После экзаменов мы заехали с отцом в Кемцы, где я впервые познакомился с северной полосой России, столь мне близкой и дорогой теперь. Старый деревянный, очень скромно меблированный дом, внизу под ним мелководная Кемка с многочисленными омутами, сосновые леса с тучами оводов, облеплявших лошадей, «бейшлоты» на озерах, питавших Вышневолоцкую систему – все это картины посейчас живо стоящие у меня в памяти.
В доме оставалось несколько воспоминаний о Карле Адамовиче – его золотое оружие, на котором я с почтением прочитал слова «за храбрость», и кубок с уланом на крышке, довольно мизерный, поднесенный ему офицерами Литовского полка при оставлении им командования. Увидел я также портрет прадеда Адама Леонтьевича, писанный каким-то неизвестным художником уже с мертвого, с каким-то рыбьими, без всякого выражения глазами. Карл Адамович был похоронен около Кемецкой церкви в склепе, где рядом с ним лежал его старший сын, умерший мальчиком.

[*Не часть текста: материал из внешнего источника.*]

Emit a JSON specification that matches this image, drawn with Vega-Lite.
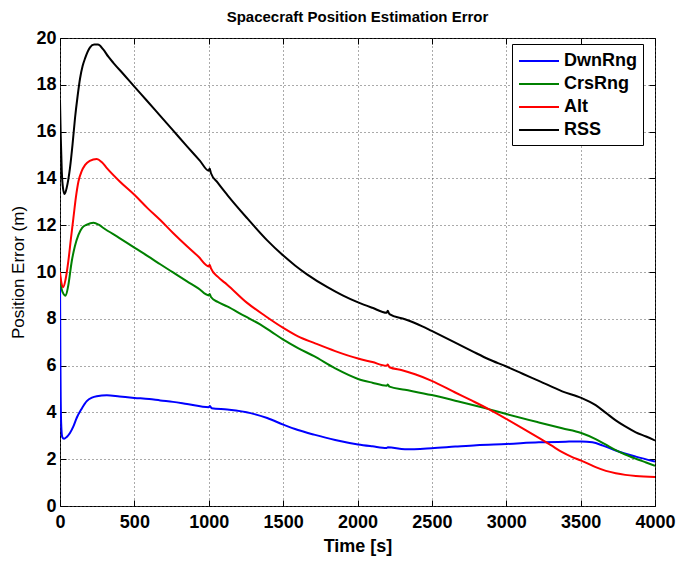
{
  "$schema": "https://vega.github.io/schema/vega-lite/v6.json",
  "width": 595,
  "height": 468,
  "autosize": {"type": "none"},
  "padding": {"left": 60, "top": 38, "right": 23, "bottom": 57},
  "title": {"text": "Spacecraft Position Estimation Error", "font": "Liberation Sans", "fontSize": 15, "fontWeight": "bold", "color": "black", "anchor": "middle", "offset": 4},
  "config": {
    "view": {"stroke": "black", "strokeWidth": 1},
    "font": "Liberation Sans",
    "axis": {
      "domainColor": "black", "tickColor": "black", "labelColor": "black", "titleColor": "black",
      "labelFont": "Liberation Sans", "labelFontSize": 18, "labelFontWeight": "bold",
      "titleFont": "Liberation Sans", "labelFlush": false,
      "gridColor": "#555", "gridDash": [1, 3], "gridOpacity": 1, "gridWidth": 1,
      "tickSize": -6, "tickWidth": 1
    },
    "legend": {
      "orient": "none", "legendX": 452, "legendY": 6,
      "strokeColor": "black", "fillColor": "white", "padding": 6,
      "symbolType": "M-2,0H2", "symbolSize": 400, "symbolStrokeWidth": 2, "symbolOffset": 10,
      "labelFont": "Liberation Sans", "labelFontSize": 18, "labelFontWeight": "bold", "labelColor": "black",
      "labelOffset": 14, "rowPadding": 3, "offset": 0
    }
  },
  "data": {"values": [
    {"s":"DwnRng","t":0,"v":9.8},{"s":"DwnRng","t":3,"v":6.0},{"s":"DwnRng","t":8,"v":3.5},{"s":"DwnRng","t":15,"v":2.95},{"s":"DwnRng","t":27,"v":2.87},{"s":"DwnRng","t":45,"v":2.95},{"s":"DwnRng","t":67,"v":3.12},{"s":"DwnRng","t":90,"v":3.4},{"s":"DwnRng","t":112,"v":3.76},{"s":"DwnRng","t":145,"v":4.15},{"s":"DwnRng","t":180,"v":4.48},{"s":"DwnRng","t":215,"v":4.63},{"s":"DwnRng","t":247,"v":4.69},{"s":"DwnRng","t":315,"v":4.73},{"s":"DwnRng","t":400,"v":4.68},{"s":"DwnRng","t":500,"v":4.62},{"s":"DwnRng","t":600,"v":4.57},{"s":"DwnRng","t":674,"v":4.51},{"s":"DwnRng","t":760,"v":4.45},{"s":"DwnRng","t":854,"v":4.36},{"s":"DwnRng","t":1000,"v":4.22},{"s":"DwnRng","t":1008,"v":4.27},{"s":"DwnRng","t":1020,"v":4.18},{"s":"DwnRng","t":1124,"v":4.12},{"s":"DwnRng","t":1281,"v":3.97},{"s":"DwnRng","t":1393,"v":3.76},{"s":"DwnRng","t":1501,"v":3.48},{"s":"DwnRng","t":1600,"v":3.25},{"s":"DwnRng","t":1708,"v":3.05},{"s":"DwnRng","t":1850,"v":2.82},{"s":"DwnRng","t":2004,"v":2.63},{"s":"DwnRng","t":2100,"v":2.55},{"s":"DwnRng","t":2196,"v":2.48},{"s":"DwnRng","t":2204,"v":2.51},{"s":"DwnRng","t":2319,"v":2.42},{"s":"DwnRng","t":2499,"v":2.47},{"s":"DwnRng","t":2657,"v":2.54},{"s":"DwnRng","t":2800,"v":2.6},{"s":"DwnRng","t":3001,"v":2.65},{"s":"DwnRng","t":3219,"v":2.72},{"s":"DwnRng","t":3400,"v":2.75},{"s":"DwnRng","t":3504,"v":2.76},{"s":"DwnRng","t":3579,"v":2.72},{"s":"DwnRng","t":3650,"v":2.58},{"s":"DwnRng","t":3736,"v":2.37},{"s":"DwnRng","t":3871,"v":2.11},{"s":"DwnRng","t":4000,"v":1.9},
    {"s":"CrsRng","t":0,"v":9.8},{"s":"CrsRng","t":10,"v":9.3},{"s":"CrsRng","t":25,"v":9.05},{"s":"CrsRng","t":38,"v":8.99},{"s":"CrsRng","t":55,"v":9.4},{"s":"CrsRng","t":79,"v":10.46},{"s":"CrsRng","t":100,"v":11.1},{"s":"CrsRng","t":124,"v":11.59},{"s":"CrsRng","t":150,"v":11.9},{"s":"CrsRng","t":180,"v":12.02},{"s":"CrsRng","t":225,"v":12.1},{"s":"CrsRng","t":260,"v":12.02},{"s":"CrsRng","t":292,"v":11.88},{"s":"CrsRng","t":400,"v":11.45},{"s":"CrsRng","t":500,"v":11.04},{"s":"CrsRng","t":590,"v":10.68},{"s":"CrsRng","t":674,"v":10.33},{"s":"CrsRng","t":760,"v":9.98},{"s":"CrsRng","t":854,"v":9.6},{"s":"CrsRng","t":930,"v":9.3},{"s":"CrsRng","t":1000,"v":9.0},{"s":"CrsRng","t":1006,"v":9.06},{"s":"CrsRng","t":1015,"v":8.93},{"s":"CrsRng","t":1060,"v":8.72},{"s":"CrsRng","t":1124,"v":8.53},{"s":"CrsRng","t":1240,"v":8.12},{"s":"CrsRng","t":1348,"v":7.75},{"s":"CrsRng","t":1420,"v":7.45},{"s":"CrsRng","t":1501,"v":7.11},{"s":"CrsRng","t":1600,"v":6.75},{"s":"CrsRng","t":1708,"v":6.4},{"s":"CrsRng","t":1850,"v":5.88},{"s":"CrsRng","t":2004,"v":5.43},{"s":"CrsRng","t":2100,"v":5.27},{"s":"CrsRng","t":2196,"v":5.14},{"s":"CrsRng","t":2203,"v":5.19},{"s":"CrsRng","t":2215,"v":5.1},{"s":"CrsRng","t":2319,"v":4.97},{"s":"CrsRng","t":2499,"v":4.74},{"s":"CrsRng","t":2657,"v":4.5},{"s":"CrsRng","t":2882,"v":4.14},{"s":"CrsRng","t":3001,"v":3.93},{"s":"CrsRng","t":3219,"v":3.57},{"s":"CrsRng","t":3376,"v":3.32},{"s":"CrsRng","t":3504,"v":3.12},{"s":"CrsRng","t":3601,"v":2.86},{"s":"CrsRng","t":3670,"v":2.62},{"s":"CrsRng","t":3736,"v":2.39},{"s":"CrsRng","t":3800,"v":2.2},{"s":"CrsRng","t":3871,"v":2.02},{"s":"CrsRng","t":3940,"v":1.86},{"s":"CrsRng","t":4000,"v":1.72},
    {"s":"Alt","t":0,"v":10.0},{"s":"Alt","t":8,"v":9.6},{"s":"Alt","t":22,"v":9.35},{"s":"Alt","t":38,"v":9.7},{"s":"Alt","t":56,"v":10.46},{"s":"Alt","t":73,"v":11.4},{"s":"Alt","t":90,"v":12.3},{"s":"Alt","t":107,"v":13.2},{"s":"Alt","t":124,"v":13.87},{"s":"Alt","t":145,"v":14.3},{"s":"Alt","t":169,"v":14.58},{"s":"Alt","t":200,"v":14.75},{"s":"Alt","t":247,"v":14.83},{"s":"Alt","t":280,"v":14.7},{"s":"Alt","t":315,"v":14.44},{"s":"Alt","t":400,"v":13.88},{"s":"Alt","t":500,"v":13.3},{"s":"Alt","t":590,"v":12.72},{"s":"Alt","t":674,"v":12.22},{"s":"Alt","t":760,"v":11.67},{"s":"Alt","t":854,"v":11.1},{"s":"Alt","t":930,"v":10.66},{"s":"Alt","t":1000,"v":10.24},{"s":"Alt","t":1006,"v":10.31},{"s":"Alt","t":1015,"v":10.15},{"s":"Alt","t":1060,"v":9.8},{"s":"Alt","t":1124,"v":9.46},{"s":"Alt","t":1258,"v":8.68},{"s":"Alt","t":1380,"v":8.12},{"s":"Alt","t":1501,"v":7.61},{"s":"Alt","t":1600,"v":7.25},{"s":"Alt","t":1708,"v":6.97},{"s":"Alt","t":1850,"v":6.62},{"s":"Alt","t":2004,"v":6.3},{"s":"Alt","t":2100,"v":6.15},{"s":"Alt","t":2196,"v":5.99},{"s":"Alt","t":2203,"v":6.05},{"s":"Alt","t":2215,"v":5.93},{"s":"Alt","t":2300,"v":5.8},{"s":"Alt","t":2387,"v":5.63},{"s":"Alt","t":2499,"v":5.35},{"s":"Alt","t":2657,"v":4.85},{"s":"Alt","t":2770,"v":4.5},{"s":"Alt","t":2882,"v":4.14},{"s":"Alt","t":3001,"v":3.72},{"s":"Alt","t":3110,"v":3.32},{"s":"Alt","t":3219,"v":2.91},{"s":"Alt","t":3300,"v":2.6},{"s":"Alt","t":3376,"v":2.3},{"s":"Alt","t":3440,"v":2.1},{"s":"Alt","t":3504,"v":1.94},{"s":"Alt","t":3601,"v":1.66},{"s":"Alt","t":3670,"v":1.5},{"s":"Alt","t":3736,"v":1.4},{"s":"Alt","t":3800,"v":1.33},{"s":"Alt","t":3871,"v":1.28},{"s":"Alt","t":4000,"v":1.24},
    {"s":"RSS","t":0,"v":17.3},{"s":"RSS","t":5,"v":15.8},{"s":"RSS","t":12,"v":14.3},{"s":"RSS","t":20,"v":13.6},{"s":"RSS","t":31,"v":13.33},{"s":"RSS","t":45,"v":13.6},{"s":"RSS","t":67,"v":14.44},{"s":"RSS","t":85,"v":15.5},{"s":"RSS","t":101,"v":16.58},{"s":"RSS","t":118,"v":17.5},{"s":"RSS","t":135,"v":18.28},{"s":"RSS","t":152,"v":18.8},{"s":"RSS","t":169,"v":19.14},{"s":"RSS","t":202,"v":19.6},{"s":"RSS","t":230,"v":19.72},{"s":"RSS","t":255,"v":19.72},{"s":"RSS","t":292,"v":19.5},{"s":"RSS","t":325,"v":19.2},{"s":"RSS","t":360,"v":18.93},{"s":"RSS","t":430,"v":18.43},{"s":"RSS","t":500,"v":17.92},{"s":"RSS","t":580,"v":17.35},{"s":"RSS","t":674,"v":16.67},{"s":"RSS","t":760,"v":16.05},{"s":"RSS","t":854,"v":15.37},{"s":"RSS","t":940,"v":14.76},{"s":"RSS","t":1000,"v":14.33},{"s":"RSS","t":1006,"v":14.42},{"s":"RSS","t":1015,"v":14.22},{"s":"RSS","t":1060,"v":13.82},{"s":"RSS","t":1124,"v":13.3},{"s":"RSS","t":1258,"v":12.3},{"s":"RSS","t":1393,"v":11.35},{"s":"RSS","t":1501,"v":10.7},{"s":"RSS","t":1580,"v":10.28},{"s":"RSS","t":1663,"v":9.89},{"s":"RSS","t":1798,"v":9.35},{"s":"RSS","t":1900,"v":9.0},{"s":"RSS","t":2004,"v":8.7},{"s":"RSS","t":2100,"v":8.47},{"s":"RSS","t":2196,"v":8.26},{"s":"RSS","t":2203,"v":8.34},{"s":"RSS","t":2215,"v":8.2},{"s":"RSS","t":2319,"v":7.98},{"s":"RSS","t":2432,"v":7.69},{"s":"RSS","t":2499,"v":7.48},{"s":"RSS","t":2657,"v":6.98},{"s":"RSS","t":2770,"v":6.62},{"s":"RSS","t":2882,"v":6.27},{"s":"RSS","t":3001,"v":5.96},{"s":"RSS","t":3110,"v":5.65},{"s":"RSS","t":3219,"v":5.35},{"s":"RSS","t":3376,"v":4.9},{"s":"RSS","t":3504,"v":4.62},{"s":"RSS","t":3601,"v":4.31},{"s":"RSS","t":3670,"v":3.98},{"s":"RSS","t":3736,"v":3.66},{"s":"RSS","t":3800,"v":3.4},{"s":"RSS","t":3871,"v":3.15},{"s":"RSS","t":3940,"v":2.97},{"s":"RSS","t":4000,"v":2.8}
  ]},
  "layer": [
    {
      "mark": {"type": "line", "clip": true, "interpolate": "monotone"},
      "encoding": {
        "x": {"field": "t", "type": "quantitative", "scale": {"domain": [0, 4000], "nice": false},
              "axis": {"values": [0,500,1000,1500,2000,2500,3000,3500,4000], "format": "d", "title": "Time [s]", "titleFontSize": 18, "titleFontWeight": "bold", "titlePadding": 6, "labelPadding": 13, "grid": true, "domain": false}},
        "y": {"field": "v", "type": "quantitative", "scale": {"domain": [0, 20], "nice": false},
              "axis": {"values": [0,2,4,6,8,10,12,14,16,18,20], "format": "d", "title": "Position Error (m)", "titleFontSize": 17, "titleFontWeight": "normal", "titlePadding": 8, "labelPadding": 10, "grid": true, "domain": false}},
        "color": {"field": "s", "type": "nominal", "title": null,
                  "scale": {"domain": ["DwnRng", "CrsRng", "Alt", "RSS"], "range": ["#0000ff", "#008000", "#ff0000", "#000000"]}},
        "strokeWidth": {"field": "s", "type": "nominal", "title": null,
                  "scale": {"domain": ["DwnRng", "CrsRng", "Alt", "RSS"], "range": [2, 2, 2, 3]}}
      }
    },
    {
      "mark": {"type": "line", "strokeOpacity": 0},
      "encoding": {
        "x": {"field": "t", "type": "quantitative", "axis": {"orient": "top", "values": [0,500,1000,1500,2000,2500,3000,3500,4000], "labels": false, "title": null, "grid": false, "domain": false}},
        "y": {"field": "v", "type": "quantitative", "axis": {"orient": "right", "values": [0,2,4,6,8,10,12,14,16,18,20], "labels": false, "title": null, "grid": false, "domain": false}}
      }
    }
  ],
  "resolve": {"axis": {"x": "independent", "y": "independent"}}
}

Дядя Иосиф Карлович был точной копией Обломова. Воспитывался он в Александровском Лицее, где его товарищами по классу были будущие министры: А.П. Извольский и П.М. Кауфман-Туркестанский, так что и он мог бы сделать хорошую карьеру. Учился он хорошо, однако на выпускном экзамене отказался отвечать известному профессору государственного права Градовскому, мотивируя отказ тем, что Градовский мерзавец. Директор Лицея, Гартман, человек пользовавшийся общим уважением, вызвал моего отца для совместного убеждения дяди, что, однако, результатов не дало. Путем какой-то комбинации дядю все-таки выпустили, но по 2-му разряду. После этого он поступил вольноопределяющимся в Конный полк, но вскоре был забракован по причине крайней близорукости. Было это вскоре после введения всеобщей воинской повинности, и я припоминаю рассказы еще и через 10 лет о том, что дяде пришлось дежурить в конюшне и чистить свою лошадь; в 70-х годах эти, позднее обычные для вольноопределяющихся, вещи казались чем-то странным для «барина». После полка дядя поселился в Кемцах и понемногу уподобился Обломову. Позднее ему случалось по два-три дня не вылезать из халата, и все его интересы сводились к заботам о здоровье, которое, впрочем, никаких мотивов к беспокойству тогда не представляло.